Bhutan’s success is measured by a happiness index!
What a strange introduction right? Bhutan, unlike other countries where economic and political indices are measured, measures its own success in terms of Happiness. Here, the major index is the Gross National Happiness index, as illustrated below. GNH.
Bhutan is primarily a country of 750,000 thousand inhabitants. They’re hoping to grow into 1Million strong inhabitants. It is a country of mountains with 11 valleys or you could call it a number of valleys within a mountainous landscape. The airport is located in the only valley long enough to accommodate the landing strip for international flights. So why do they measure their economic growth through happiness? What makes Bhutan any different to other countries then?
The people of course!
Life in Bhutan is simple. Life in Bhutan is all about leading a peaceful life and remembering what is important.
Is this on purpose?
Of course! King Jigme Khesar Namgyel Wangchuck, King 5 as they call him, has reigned for the past 12 years. Educated in the West, he is a monarch with a very modern stance on life. He is, however, a king. He is entitled to his way of thinking and he is entitled to make what he feels are the best decisions for his people.
In the Western world, a successful life means striving for better things, more things, or busy working to go up that career ladder and dealing with the dog eat dog mentality. In Bhutan, on the contrary, achievement is measured by your Happiness index. Forget fashionable words like stress and anxiety. They don’t exist in Bhutan. There is no need for them. This is the strategy of the King.
It is priceless indeed to be able to apply what we all know to be true. It is a good thing to strive to be happy rather than strive to be stressed. It is a good thing to strive for contentment rather than strive for disappointments. A happy life is a healthy life. There is no need to confuse matters in Bhutan. Life is such that the happiness of the people is of utmost importance, the soul of the country.
Bhutan’s prime source of income is hydropower. The mountains and rivers provide clean water for consumption and renewable energy. Their second source of income is tourism. That’s us, visitors. Visiting Bhutan’s rich source of culture and education. The third source is farming. The land is abundant and the climate agreeable.
You look around, everyone is happy. Medical care is free, education is free. The houses are well built, simply, with strings of chillies hanging off their rooftops and outside windows. As the local expression goes: ‘no chillies, no life’. The farmers look after their land, grow buckwheat and red rice, look after their yaks and honor their monks. Wherever we went, the people kept inviting us into their houses for tea. The monks insisted on sharing tea with us at the monastery. For us, that meant another opportunity to learn all about the life of a monk, their aspirations and the importance of auspiciousness in their culture.

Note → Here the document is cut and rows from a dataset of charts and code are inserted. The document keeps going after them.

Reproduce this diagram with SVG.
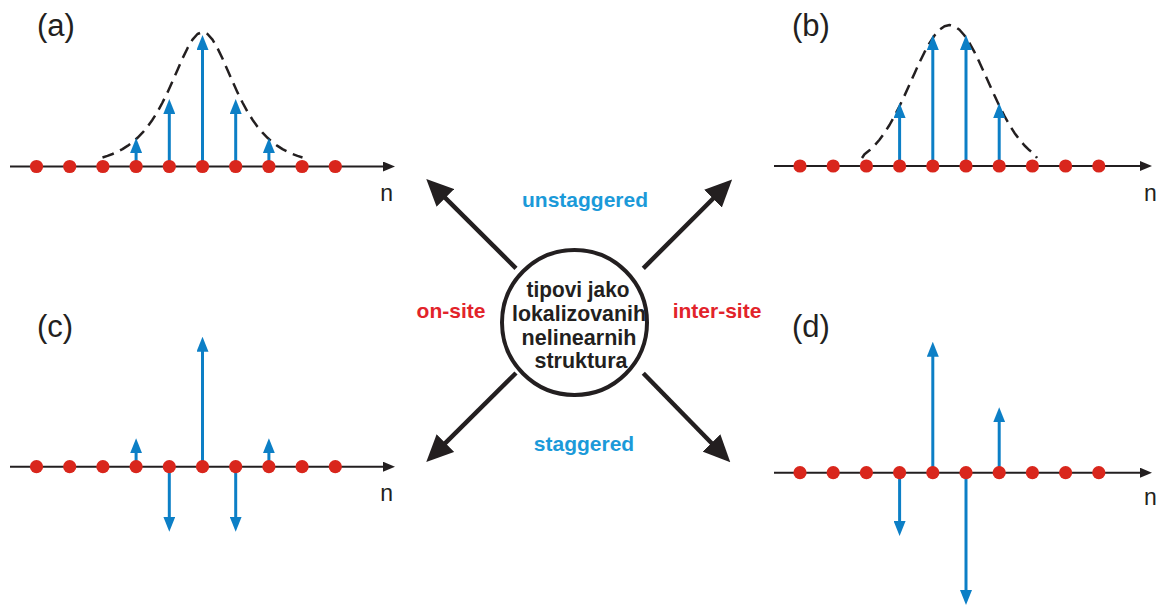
<svg xmlns="http://www.w3.org/2000/svg" width="1156" height="606" viewBox="0 0 1156 606">
<style>
.axis{stroke:#231f20;stroke-width:2;fill:none}
.dot{fill:#d9261c}
.amp{stroke:#0c7fc6;stroke-width:3;fill:none}
.env{stroke:#231f20;stroke-width:2.5;fill:none;stroke-dasharray:12 7;stroke-linejoin:round}
.lbl{font-family:"Liberation Sans",Arial,sans-serif;font-size:31px;fill:#231f20}
.n{font-family:"Liberation Sans",Arial,sans-serif;font-size:23px;fill:#231f20}
.big{stroke:#231f20;stroke-width:4.5;fill:none}
.ctext{font-family:"Liberation Sans",Arial,sans-serif;font-weight:bold;font-size:22px;fill:#231f20;text-anchor:middle}
.blue{font-family:"Liberation Sans",Arial,sans-serif;font-weight:bold;font-size:21px;fill:#1b9ad9;text-anchor:middle}
.red{font-family:"Liberation Sans",Arial,sans-serif;font-weight:bold;font-size:21px;fill:#e2232a;text-anchor:middle}
</style>
<defs>
<marker id="ah" markerUnits="userSpaceOnUse" viewBox="0 0 15 12" markerWidth="15" markerHeight="12" refX="5" refY="6" orient="auto">
<path d="M0,0 L15,6 L0,12 z" fill="#0c7fc6"/>
</marker>
<marker id="ax" markerUnits="userSpaceOnUse" viewBox="0 0 12 10" markerWidth="12" markerHeight="10" refX="6" refY="5" orient="auto">
<path d="M0,0 L12,5 L0,10 z" fill="#231f20"/>
</marker>
<marker id="bh" markerUnits="userSpaceOnUse" viewBox="0 0 27 25" markerWidth="27" markerHeight="25" refX="13" refY="12.5" orient="auto">
<path d="M0,0 L27,12.5 L0,25 z" fill="#231f20"/>
</marker>
<g id="row">
<circle class="dot" cx="36.5" cy="0" r="6.6"/>
<circle class="dot" cx="69.7" cy="0" r="6.6"/>
<circle class="dot" cx="102.9" cy="0" r="6.6"/>
<circle class="dot" cx="136.1" cy="0" r="6.6"/>
<circle class="dot" cx="169.3" cy="0" r="6.6"/>
<circle class="dot" cx="202.5" cy="0" r="6.6"/>
<circle class="dot" cx="235.7" cy="0" r="6.6"/>
<circle class="dot" cx="268.9" cy="0" r="6.6"/>
<circle class="dot" cx="302.1" cy="0" r="6.6"/>
<circle class="dot" cx="335.3" cy="0" r="6.6"/>
</g>
</defs>

<g id="panel-a">
<text class="lbl" x="37" y="36">(a)</text>
<path class="env" d="M102.5,157.5 L107.5,155.9 L112.5,154 L117.5,151.7 L122.5,149.1 L127.5,145.9 L132.5,142.1 L137.5,137.8 L142.5,132.7 L147.5,126.7 L152.5,119.7 L157.5,111.7 L162.5,102.5 L167.5,92.4 L172.5,81.3 L177.5,70 L182.5,58.5 L187.5,48.2 L192.5,39.6 L197.5,34 L202.5,32 L207.5,34 L212.5,39.6 L217.5,48.2 L222.5,58.5 L227.5,70 L232.5,81.3 L237.5,92.4 L242.5,102.5 L247.5,111.7 L252.5,119.7 L257.5,126.7 L262.5,132.7 L267.5,137.8 L272.5,142.1 L277.5,145.9 L282.5,149.1 L287.5,151.7 L292.5,154 L297.5,155.9 L302.5,157.5"/>
<line class="axis" x1="10" y1="166.5" x2="389" y2="166.5" marker-end="url(#ax)"/>
<line class="amp" x1="136.1" y1="166.5" x2="136.1" y2="148" marker-end="url(#ah)"/>
<line class="amp" x1="169.3" y1="166.5" x2="169.3" y2="109" marker-end="url(#ah)"/>
<line class="amp" x1="202.5" y1="166.5" x2="202.5" y2="45" marker-end="url(#ah)"/>
<line class="amp" x1="235.7" y1="166.5" x2="235.7" y2="109" marker-end="url(#ah)"/>
<line class="amp" x1="268.9" y1="166.5" x2="268.9" y2="148" marker-end="url(#ah)"/>
<use href="#row" x="0" y="166.5"/>
<text class="n" x="393" y="201" text-anchor="end">n</text>
</g>

<g id="panel-b">
<text class="lbl" x="792" y="36">(b)</text>
<path class="env" d="M862,158 L864.5,154.2 L869.5,150.3 L874.5,145.5 L879.5,139.7 L884.5,132.9 L889.5,125 L894.5,116 L899.5,106.2 L904.5,95.6 L909.5,84.5 L914.5,73.4 L919.5,62.4 L924.5,52.2 L929.5,43.1 L934.5,35.5 L939.5,29.8 L944.5,26.2 L949.5,25 L954.5,26.2 L959.5,29.8 L964.5,35.5 L969.5,43.1 L974.5,52.2 L979.5,62.4 L984.5,73.4 L989.5,84.5 L994.5,95.6 L999.5,106.2 L1004.5,116 L1009.5,125 L1014.5,132.9 L1019.5,139.7 L1024.5,145.5 L1029.5,150.3 L1034.5,154.2 L1037,158"/>
<line class="axis" x1="774" y1="166" x2="1146" y2="166" marker-end="url(#ax)"/>
<line class="amp" x1="899.6" y1="166" x2="899.6" y2="113" marker-end="url(#ah)"/>
<line class="amp" x1="932.8" y1="166" x2="932.8" y2="45" marker-end="url(#ah)"/>
<line class="amp" x1="966" y1="166" x2="966" y2="45" marker-end="url(#ah)"/>
<line class="amp" x1="999.2" y1="166" x2="999.2" y2="113" marker-end="url(#ah)"/>
<use href="#row" x="763.5" y="166"/>
<text class="n" x="1144" y="201">n</text>
</g>

<g id="panel-c">
<text class="lbl" x="37" y="337">(c)</text>
<line class="axis" x1="10" y1="466.7" x2="389" y2="466.7" marker-end="url(#ax)"/>
<line class="amp" x1="136.1" y1="466.7" x2="136.1" y2="448.3" marker-end="url(#ah)"/>
<line class="amp" x1="169.3" y1="466.7" x2="169.3" y2="521.7" marker-end="url(#ah)"/>
<line class="amp" x1="202.5" y1="466.7" x2="202.5" y2="346.7" marker-end="url(#ah)"/>
<line class="amp" x1="235.7" y1="466.7" x2="235.7" y2="521.7" marker-end="url(#ah)"/>
<line class="amp" x1="268.9" y1="466.7" x2="268.9" y2="448.3" marker-end="url(#ah)"/>
<use href="#row" x="0" y="466.7"/>
<text class="n" x="393" y="501" text-anchor="end">n</text>
</g>

<g id="panel-d">
<text class="lbl" x="792" y="337">(d)</text>
<line class="axis" x1="774" y1="472.7" x2="1146" y2="472.7" marker-end="url(#ax)"/>
<line class="amp" x1="899.6" y1="472.7" x2="899.6" y2="526" marker-end="url(#ah)"/>
<line class="amp" x1="932.8" y1="472.7" x2="932.8" y2="351.7" marker-end="url(#ah)"/>
<line class="amp" x1="966" y1="472.7" x2="966" y2="595" marker-end="url(#ah)"/>
<line class="amp" x1="999.2" y1="472.7" x2="999.2" y2="417.3" marker-end="url(#ah)"/>
<use href="#row" x="763.5" y="472.7"/>
<text class="n" x="1144" y="505">n</text>
</g>

<g id="center">
<circle cx="574.5" cy="322.5" r="72.5" fill="#ffffff" stroke="#231f20" stroke-width="4"/>
<text class="ctext" x="578" y="297" textLength="103" lengthAdjust="spacingAndGlyphs">tipovi jako</text>
<text class="ctext" x="579" y="321" textLength="134" lengthAdjust="spacingAndGlyphs">lokalizovanih</text>
<text class="ctext" x="579" y="345" textLength="115" lengthAdjust="spacingAndGlyphs">nelinearnih</text>
<text class="ctext" x="581" y="368" textLength="93" lengthAdjust="spacingAndGlyphs">struktura</text>
</g>

<g id="connectors">
<line class="big" x1="516" y1="268.3" x2="436.2" y2="188.8" marker-end="url(#bh)"/>
<line class="big" x1="643.3" y1="268.3" x2="722.2" y2="189.5" marker-end="url(#bh)"/>
<line class="big" x1="516" y1="373" x2="436.2" y2="452.2" marker-end="url(#bh)"/>
<line class="big" x1="643.3" y1="373.3" x2="720.5" y2="452.2" marker-end="url(#bh)"/>
</g>

<g id="labels">
<text class="blue" x="585" y="207">unstaggered</text>
<text class="blue" x="584" y="451">staggered</text>
<text class="red" x="451" y="318">on-site</text>
<text class="red" x="717" y="318">inter-site</text>
</g>
</svg>
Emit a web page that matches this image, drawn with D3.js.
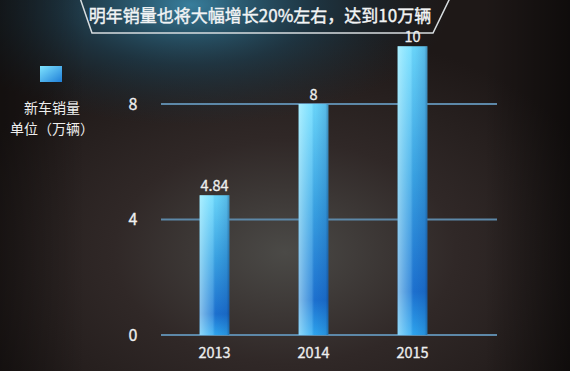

Visiting Bhutan is an eye-opener. Life is not necessarily slow. It is just calm. And safe. Everyone lives together in harmony. Mobile phones are rife. The youngsters giggle and are glued to their phone, even when dressed in their fineries climbing up to Tiger’s Nest. Life is all about compassion for others (turning the prayer wheels) and celebrating important even on auspicious days (following in the wisdom of astrologers). Hanging flags throw compassion out to the world. Find a tree and hang your flags. They’d be blessed by the monks and best to hang them on an auspicious day!
Buddhism in Bhutan is all about Dharma, the shape of your mind. “You are the master of yourself” is the basis of all buddhist thinking and local thinking. What better achievement can be mastered than to become the owner of your own happiness. The monks would know about that, after the many years spent learning to meditate to reach the highest realm of Compassion. That is indeed the highest of human achievements.
Living in Bhutan is the harmony of Dharma and happiness, to be the master of your own mind in the pursuit of everyday happiness, for every person in the land, under the auspicious guidance of the king. The whole world is watching. In admiration. It is for each one of us to take a leaf out of their book and put it in ours.